__Task objective__. Reproduce all of the data that follows, character for character.

__Data records__.

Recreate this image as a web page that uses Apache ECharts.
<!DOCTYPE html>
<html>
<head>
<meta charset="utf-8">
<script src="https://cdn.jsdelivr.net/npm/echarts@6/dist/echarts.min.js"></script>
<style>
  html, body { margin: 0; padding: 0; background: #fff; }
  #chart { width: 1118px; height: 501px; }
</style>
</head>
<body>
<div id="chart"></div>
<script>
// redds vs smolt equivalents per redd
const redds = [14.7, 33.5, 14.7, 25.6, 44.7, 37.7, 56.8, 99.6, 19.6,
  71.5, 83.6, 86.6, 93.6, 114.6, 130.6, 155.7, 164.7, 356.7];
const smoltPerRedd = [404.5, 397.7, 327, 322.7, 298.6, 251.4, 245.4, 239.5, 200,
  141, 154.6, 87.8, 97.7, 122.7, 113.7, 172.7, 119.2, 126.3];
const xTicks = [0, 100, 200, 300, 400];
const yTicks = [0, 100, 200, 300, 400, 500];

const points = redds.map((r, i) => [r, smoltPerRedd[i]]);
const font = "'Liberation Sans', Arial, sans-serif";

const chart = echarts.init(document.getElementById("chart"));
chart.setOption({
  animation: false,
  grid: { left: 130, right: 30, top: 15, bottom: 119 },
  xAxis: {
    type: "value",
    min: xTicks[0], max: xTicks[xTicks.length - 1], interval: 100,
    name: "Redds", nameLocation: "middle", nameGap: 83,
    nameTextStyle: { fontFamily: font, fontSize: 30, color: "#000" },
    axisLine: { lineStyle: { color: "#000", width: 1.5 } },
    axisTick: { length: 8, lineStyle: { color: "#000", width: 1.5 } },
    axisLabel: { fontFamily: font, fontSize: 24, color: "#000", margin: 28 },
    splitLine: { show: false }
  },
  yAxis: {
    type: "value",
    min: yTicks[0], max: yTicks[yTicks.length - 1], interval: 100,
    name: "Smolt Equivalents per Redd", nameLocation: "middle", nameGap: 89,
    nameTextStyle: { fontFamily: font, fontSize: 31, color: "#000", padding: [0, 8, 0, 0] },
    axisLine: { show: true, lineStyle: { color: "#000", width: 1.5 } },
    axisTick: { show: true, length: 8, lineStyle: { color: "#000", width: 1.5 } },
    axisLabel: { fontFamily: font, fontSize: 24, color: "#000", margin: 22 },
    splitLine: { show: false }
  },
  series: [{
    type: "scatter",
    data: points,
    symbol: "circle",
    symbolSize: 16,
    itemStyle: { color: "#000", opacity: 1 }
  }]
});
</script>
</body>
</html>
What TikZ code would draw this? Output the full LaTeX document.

__Task output__.
Recreate this image as a web page that uses Apache ECharts.
<!DOCTYPE html>
<html>
<head>
<meta charset="utf-8">
<script src="https://cdn.jsdelivr.net/npm/echarts@6/dist/echarts.min.js"></script>
<style>
  html, body { margin: 0; padding: 0; background: #fff; }
  #chart { width: 1118px; height: 501px; }
</style>
</head>
<body>
<div id="chart"></div>
<script>
// redds vs smolt equivalents per redd
const redds = [14.7, 33.5, 14.7, 25.6, 44.7, 37.7, 56.8, 99.6, 19.6,
  71.5, 83.6, 86.6, 93.6, 114.6, 130.6, 155.7, 164.7, 356.7];
const smoltPerRedd = [404.5, 397.7, 327, 322.7, 298.6, 251.4, 245.4, 239.5, 200,
  141, 154.6, 87.8, 97.7, 122.7, 113.7, 172.7, 119.2, 126.3];
const xTicks = [0, 100, 200, 300, 400];
const yTicks = [0, 100, 200, 300, 400, 500];

const points = redds.map((r, i) => [r, smoltPerRedd[i]]);
const font = "'Liberation Sans', Arial, sans-serif";

const chart = echarts.init(document.getElementById("chart"));
chart.setOption({
  animation: false,
  grid: { left: 130, right: 30, top: 15, bottom: 119 },
  xAxis: {
    type: "value",
    min: xTicks[0], max: xTicks[xTicks.length - 1], interval: 100,
    name: "Redds", nameLocation: "middle", nameGap: 83,
    nameTextStyle: { fontFamily: font, fontSize: 30, color: "#000" },
    axisLine: { lineStyle: { color: "#000", width: 1.5 } },
    axisTick: { length: 8, lineStyle: { color: "#000", width: 1.5 } },
    axisLabel: { fontFamily: font, fontSize: 24, color: "#000", margin: 28 },
    splitLine: { show: false }
  },
  yAxis: {
    type: "value",
    min: yTicks[0], max: yTicks[yTicks.length - 1], interval: 100,
    name: "Smolt Equivalents per Redd", nameLocation: "middle", nameGap: 89,
    nameTextStyle: { fontFamily: font, fontSize: 31, color: "#000", padding: [0, 8, 0, 0] },
    axisLine: { show: true, lineStyle: { color: "#000", width: 1.5 } },
    axisTick: { show: true, length: 8, lineStyle: { color: "#000", width: 1.5 } },
    axisLabel: { fontFamily: font, fontSize: 24, color: "#000", margin: 22 },
    splitLine: { show: false }
  },
  series: [{
    type: "scatter",
    data: points,
    symbol: "circle",
    symbolSize: 16,
    itemStyle: { color: "#000", opacity: 1 }
  }]
});
</script>
</body>
</html>
What TikZ code would draw this? Output the full LaTeX document.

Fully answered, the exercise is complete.